A new legislative committee dedicated to overhauling California’s system of governance will begin hearings later this month with an eye toward the 2010 ballot.
The new, 20-member Joint Select Committee on Reform, chaired by
Assemblyman Mike Feuer, D-Los Angeles, and Sen. Mark DeSaulnier, D-Concord, will hold it’s first meeting on Oct. 22.
“The hope for the first meeting is to frame the debate,” DeSaulnier said. “We want to take a look at things like the Constitutional
Revision Commission (from the 1990s), and put these issues in a historical perspective.”
Feuer said he is cognizant of those who dismiss the
idea of another committee to pay lip service to the
state’s problems. “The point is not simply to engage in academic conversation,” he said. “The point is to come up with some very specific bill
ideas at the end of this process.”
The committee will not just be looking at the big-ticket reform items being talked about by think tanks
and reform groups across the state. DeSaulnier said
the committee will also be looking for smaller changes
that can be made internally to tweak the legislative
process and increase government efficiency and accountability.
“There are things we can do just by changing the house
rules,” he said. DeSaulnier mentioned performance-based budgeting, and moving to a two-year budget cycle as some of the changes that may have
bipartisan support, and could be enacted through legislation
next year.
Bills on performance based budgeting have been introduced
by Democrats and Republicans in the current legislative
session. The fact that Sacramento Republican Roger
Niello and Davis Democrat Lois Wolk both have performance-based budgeting proposals, “suggests that might be one opportunity for bipartisan
cooperation,” said Feuer.
After a series of hearings this fall, the committee
is planning to make recommendations to Speaker Karen
Bass, D-Los Angeles, and Senate leader Darrell Steinberg, D-Sacramento, about ways to change how the Legislature
works.
Those recommendations will likely include internal
legislative rule changes, bill ideas and potentially
ballot measure ideas that would have to be ratified
by voters.
The committee’s second meeting will deal with initiative reform.
Among the proposals under consideration is a measure
by Sen.
Denise Ducheny, D-San Diego, that would require any new initiative to provide a funding source to pay for the programs created by the ballot measure.

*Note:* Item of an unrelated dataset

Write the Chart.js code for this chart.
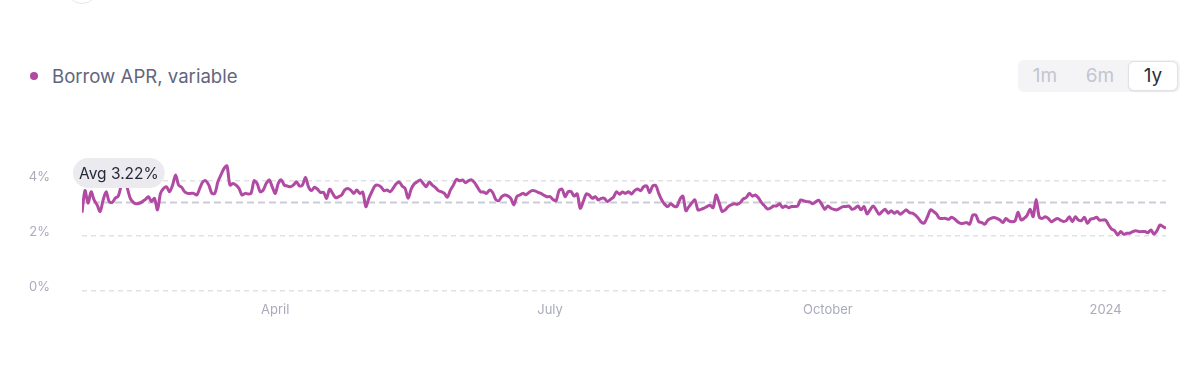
<!DOCTYPE html>
<html>
<head>
<meta charset="utf-8">
<script src="https://cdn.jsdelivr.net/npm/chart.js@4/dist/chart.umd.min.js"></script>
<style>
    html, body { margin: 0; padding: 0; background: #fff; }
    body { width: 1200px; height: 367px; position: relative; overflow: hidden; font-family: 'Inter', 'Noto Sans', sans-serif; }
    #chart { position: absolute; left: 0; top: 0; }
    .topShape { position: absolute; left: 66px; top: -28px; width: 30px; height: 30px; border-radius: 50%; border: 1px solid #e6e6ec; }
    .legend { position: absolute; left: 30px; top: 64px; display: flex; align-items: center; height: 24px; }
    .legend .dot { width: 8px; height: 8px; border-radius: 50%; background: #b14aa2; margin-right: 14px; }
    .legend .label { font-size: 18.6px; color: #62667d; }
    .range { position: absolute; left: 1018px; top: 60px; width: 162px; height: 32px; background: #f4f4f7; border-radius: 6px; }
    .range span { position: absolute; top: 0; height: 32px; line-height: 32px; font-size: 19px; color: #c3c5cf; text-align: center; }
    .range .active { top: 1px; height: 28px; line-height: 28px; background: #fff; border: 1px solid #e0e0e7; border-radius: 6px; box-shadow: 0 1px 2px rgba(0,0,0,0.06); color: #2b2d3c; }
</style>
</head>
<body>
<div class="topShape"></div>
<div class="legend"><div class="dot"></div><div class="label">Borrow APR, variable</div></div>
<div class="range">
    <span style="left: 11px; width: 32px;">1m</span>
    <span style="left: 66px; width: 32px;">6m</span>
    <span class="active" style="left: 110px; width: 48px;">1y</span>
</div>
<canvas id="chart" width="1200" height="367"></canvas>
<script>
/* ── Data ───────────────────────────────────────────────────────────────── */

// One value per day, starting at startDate
const startDate = '2023-01-27';

const borrowApr = [
    2.85, 3.65, 3.19, 3.61, 3.31, 3.13, 2.89, 3.31, 3.61, 3.25,
    3.22, 3.37, 3.45, 3.85, 4.20, 3.75, 3.37, 3.22, 3.17, 3.19,
    3.25, 3.33, 3.43, 3.25, 3.37, 2.95, 3.55, 3.73, 3.79, 3.61,
    3.85, 4.22, 3.85, 3.77, 3.61, 3.55, 3.55, 3.55, 3.49, 3.73,
    3.97, 4.01, 3.85, 3.55, 3.55, 3.97, 4.22, 4.45, 4.55, 3.85,
    3.91, 3.85, 3.73, 3.49, 3.55, 3.53, 3.55, 4.01, 3.91, 3.61,
    3.67, 3.91, 4.04, 3.79, 3.55, 3.91, 4.04, 3.85, 3.82, 3.79,
    3.85, 3.97,
    3.82, 3.85, 4.13, 3.79, 3.65, 3.77, 3.70, 3.58, 3.59, 3.37,
    3.70, 3.55, 3.39, 3.43, 3.49, 3.67, 3.73, 3.67, 3.55, 3.67,
    3.55, 3.59, 3.07, 3.37, 3.61, 3.82, 3.85, 3.79, 3.65, 3.67,
    3.61, 3.73, 3.89, 3.97, 3.82, 3.73, 3.37, 3.70, 3.89, 3.97,
    4.04, 3.91, 3.79, 3.96, 3.85, 3.77, 3.65, 3.61, 3.55, 3.41,
    3.67, 3.85, 4.06, 4.01, 4.04, 3.94, 4.01, 4.04, 3.94, 3.77,
    3.61, 3.60, 3.55, 3.67, 3.58, 3.33, 3.28, 3.43, 3.49, 3.46,
    3.37, 3.13,
    3.43, 3.49, 3.55, 3.50, 3.58, 3.65, 3.64, 3.59, 3.55, 3.48,
    3.43, 3.43, 3.33, 3.28, 3.65, 3.70, 3.43, 3.61, 3.61, 3.45,
    3.53, 3.01, 3.25, 3.53, 3.49, 3.37, 3.43, 3.31, 3.37, 3.37,
    3.25, 3.33, 3.41, 3.61, 3.52, 3.60, 3.55, 3.61, 3.53, 3.65,
    3.71, 3.65, 3.79, 3.82, 3.58, 3.82, 3.84, 3.55, 3.31, 3.15,
    3.07, 3.17, 3.09, 3.07, 3.33, 3.45, 2.92, 3.07, 3.21, 3.31,
    2.95, 2.97, 3.01, 3.07, 3.12, 3.03, 3.49, 3.21, 2.89, 2.95,
    3.07, 3.13,
    3.17, 3.15, 3.21, 3.35, 3.40, 3.55, 3.45, 3.49, 3.39, 3.22,
    3.10, 2.99, 3.01, 3.09, 3.09, 3.17, 3.04, 3.09, 3.03, 3.07,
    3.07, 3.09, 3.31, 3.28, 3.25, 3.24, 3.17, 3.24, 3.30, 3.15,
    2.97, 3.09, 3.01, 2.97, 2.95, 3.01, 3.07, 3.07, 3.09, 2.97,
    3.01, 3.09, 2.95, 3.07, 2.80, 2.95, 3.09, 2.95, 2.79, 2.89,
    2.97, 2.83, 2.92, 2.83, 2.89, 2.79, 2.87, 2.95, 2.85, 2.83,
    2.76, 2.64, 2.50, 2.48, 2.70, 2.95, 2.89, 2.80, 2.64, 2.64,
    2.64,
    2.61, 2.68, 2.62, 2.52, 2.46, 2.46, 2.49, 2.43, 2.76, 2.76,
    2.52, 2.49, 2.43, 2.58, 2.64, 2.67, 2.64, 2.58, 2.49, 2.64,
    2.55, 2.52, 2.55, 2.86, 2.58, 2.64, 2.75, 2.97, 2.70, 3.33,
    2.70, 2.64, 2.70, 2.64, 2.52, 2.58, 2.64, 2.58, 2.53, 2.56,
    2.70, 2.52, 2.70, 2.58, 2.56, 2.68, 2.46, 2.61, 2.63, 2.68,
    2.58, 2.58, 2.58, 2.40, 2.25, 2.19, 2.04, 2.16, 2.06, 2.10,
    2.10, 2.16, 2.19, 2.16, 2.16, 2.16, 2.12, 2.22, 2.07, 2.19,
    2.40, 2.34, 2.28,
];

const avgApr = 3.22;

const xTickDates  = ['2023-04-01', '2023-07-01', '2023-10-01', '2024-01-01'];
const xTickLabels = ['April', 'July', 'October', '2024'];
const yTickValues = [0, 2, 4];

/* ── Helpers ────────────────────────────────────────────────────────────── */

const COLORS = {
    line:      '#b14aa2',
    grid:      '#e0e1e7',
    avgLine:   '#cbccd7',
    tickText:  '#a9abba',
    pillBg:    '#ebebef',
    pillText:  '#262838',
};

const FONT = "Inter, 'Noto Sans', sans-serif";
const DAY_MS = 24 * 3600 * 1000;
const dayOffset = d => Math.round((Date.parse(d) - Date.parse(startDate)) / DAY_MS);

const xTickDays = xTickDates.map(dayOffset);
const points = borrowApr.map((v, i) => ({ x: i, y: v }));

/* ── Avg line + pill plugin ─────────────────────────────────────────────── */

const avgPlugin = {
    id: 'avgLine',
    beforeDatasetsDraw(chart) {
        const { ctx, chartArea, scales } = chart;
        const y = scales.y.getPixelForValue(avgApr);
        ctx.save();
        ctx.strokeStyle = COLORS.avgLine;
        ctx.lineWidth = 2;
        ctx.setLineDash([7, 4]);
        ctx.beginPath();
        ctx.moveTo(chartArea.left, y);
        ctx.lineTo(chartArea.right, y);
        ctx.stroke();
        ctx.restore();
    },
    afterDatasetsDraw(chart) {
        const { ctx, chartArea } = chart;
        const text = `Avg ${avgApr.toFixed(2)}%`;
        ctx.save();
        ctx.font = `15.5px ${FONT}`;
        const w = ctx.measureText(text).width + 12;
        const h = 30;
        const x = chartArea.left - 9;
        const y = chartArea.top + 4.5;
        ctx.fillStyle = COLORS.pillBg;
        ctx.beginPath();
        ctx.roundRect(x, y, w, h, 15);
        ctx.fill();
        ctx.fillStyle = COLORS.pillText;
        ctx.textBaseline = 'middle';
        ctx.fillText(text, x + 6, y + h / 2 + 1);
        ctx.restore();
    },
};

/* ── Chart ──────────────────────────────────────────────────────────────── */

new Chart(document.getElementById('chart').getContext('2d'), {
    type: 'line',
    data: {
        datasets: [{
            label: 'Borrow APR, variable',
            data: points,
            borderColor: COLORS.line,
            borderWidth: 3,
            pointRadius: 0,
            tension: 0.3,
            fill: false,
        }],
    },
    options: {
        responsive: false,
        animation: false,
        devicePixelRatio: 1,
        layout: { padding: { top: 153.5, right: 34, bottom: 36, left: 0 } },
        scales: {
            x: {
                type: 'linear',
                min: 0,
                max: borrowApr.length - 1,
                grid: { display: false, drawTicks: false },
                border: { display: false },
                afterBuildTicks: axis => { axis.ticks = xTickDays.map(v => ({ value: v })); },
                afterFit: axis => { axis.height = 40; },
                ticks: {
                    autoSkip: false,
                    maxRotation: 0,
                    padding: 11,
                    color: COLORS.tickText,
                    font: { family: FONT, size: 13 },
                    callback: (v) => xTickLabels[xTickDays.indexOf(v)] ?? '',
                },
            },
            y: {
                min: 0,
                max: 5,
                afterBuildTicks: axis => { axis.ticks = yTickValues.map(v => ({ value: v })); },
                afterFit: axis => { axis.width = 82; },
                border: { display: false, dash: [5, 4] },
                grid: {
                    color: COLORS.grid,
                    lineWidth: 1.5,
                    drawTicks: false,
                },
                ticks: {
                    padding: 32,
                    labelOffset: -4,
                    color: COLORS.tickText,
                    font: { family: FONT, size: 13 },
                    callback: v => `${v}%`,
                },
            },
        },
        plugins: {
            legend: { display: false },
            tooltip: { enabled: false },
        },
    },
    plugins: [avgPlugin],
});
</script>
</body>
</html>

The committee was created last month by Bass and Steinberg,
as the clamor for “reform” grows louder. A number of different groups including
California Forward, the Bay Area Council and the Los
Angeles Chamber of Commerce and contemplating ballot
measures in 2010 that would change the state’s system of governance.
The Los Angeles Chamber is reportedly joining forces
with the Los Angeles County Federation of Labor to
back a change to the state term limits law. Under the
new proposal, lawmakers would be allowed to serve 12 years in any house of the Legislature. Current law
allows members to serve three two-year terms in the Assembly and two four-year terms in the Senate.
Voters rejected a similar proposal in 2008. But that measure provided extra terms for members
currently serving in the Assembly or Senate. The new
measure, currently under review at the Attorney General’s office, would not give current members any special
treatment.
Other proposals range from the familiar – like a proposed tweak to the state term-limits law that has been submitted to the Attorney
General’s office – to the expansive. The Bay Area Council has advocated
for a constitutional Convention to rewrite the state’s charter. The call has been embraced by DeSaulnier,
and this week, got the support of San Francisco Mayor
Gavin Newsom.
“Major changes cannot come from within the Constitution,” DeSaulnier said. “If nothing else, the threat (of a Constitutional Convention) is important.”
Others aren’t so sure.
Feuer said he does not support the idea of a constitutional
convention “because it potentially would result in horse-trading of rights that people take for granted, “ he said. “I also don’t believe that a constitutional convention would address
our problems with the speed that they need to be addressed.”
California Forward has unveiled its blueprint for suggested
reforms. The group’s co-chairman, former Assembly Speaker Robert Hertzberg,
says his group is looking to see if the Legislature
might be able to reach some kind of bipartisan agreement,
and work across party lines to put a Constitutional
revision on the ballot next fall.
Feuer says all of that will be on the committee’s agenda.
“This needs to be the year that we act with tremendous
urgency to solve our problems,” he said.